I am growing a new and deeper appreciation of my husband through this. Sure, some of the things he does annoy me or even frustrate me, but under and around and through all that I do love him. I love hearing his voice, seeing him talk to someone, or help someone, or even napping on the couch. I know that anything I face he’ll be there with me, with words and actions and just his presence.

Alison is facing an incredibly hard time and she is having to do it without her best friend. The second hardest part of this, after not really understanding why Dave is doing this, is that she doesn’t have Dave’s support and encouragement and help.

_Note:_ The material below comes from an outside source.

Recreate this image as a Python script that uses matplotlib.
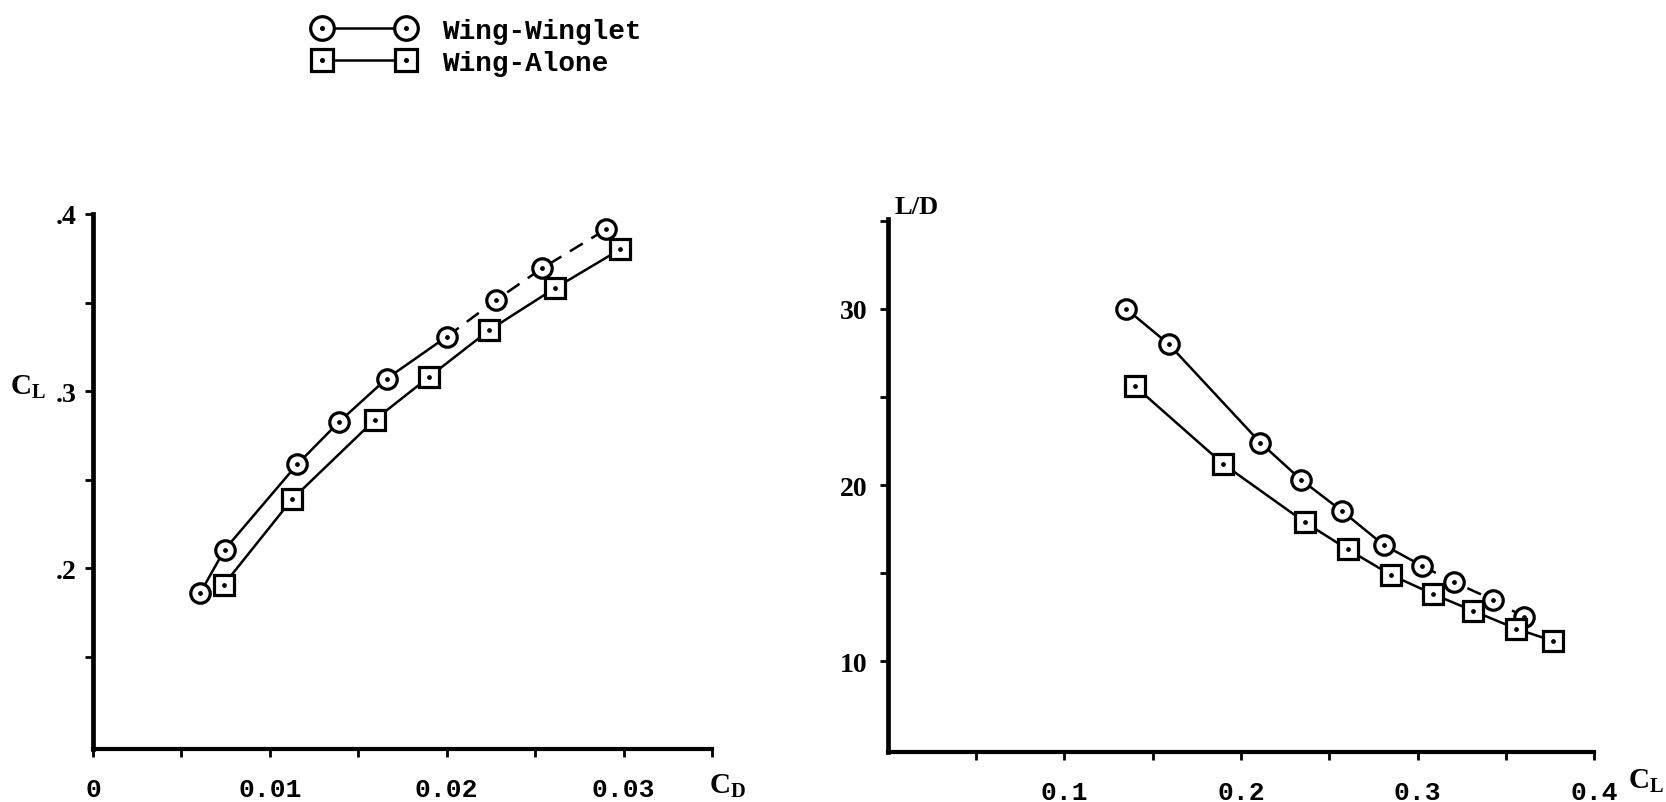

As I have spent time at Alison’s house, I have missed having my husband nearby, but at least I knew he was still my husband, taking care of things at our house, and just a phone call, email, or text away until the next time we could be together. Alison has lost that, and it looks like it is a permanent loss. Right now communication between Alison and Dave is rare, formal, and focused on a specific subject. He doesn’t call her by name in the emails, and he doesn’t refer to her or her feelings or what she is going through. She has reread the text messages they exchanged from a few weeks before he left, and that is the last time she’ll ever have him tell her he loves her. Those impromptu conversations and expressions of love are ended, they won’t happen again.

Each time they communicate now, or the lawyers communicate, or the boys mention their Dad, or a friend asks how she’s holding up, it brings all the pain back to the front again. And with all of that is the question of whether Dave is missing his best friend. When he came to pick up the boys for the visit, did he avoid looking at Alison because he knew it would hurt to see her and not be able to talk to her? Or was it guilt that he is hurting her so deeply with his actions? Or because it’s easier to not get into the emotional side of this and just do the practical?

Where is Dave and what is he thinking?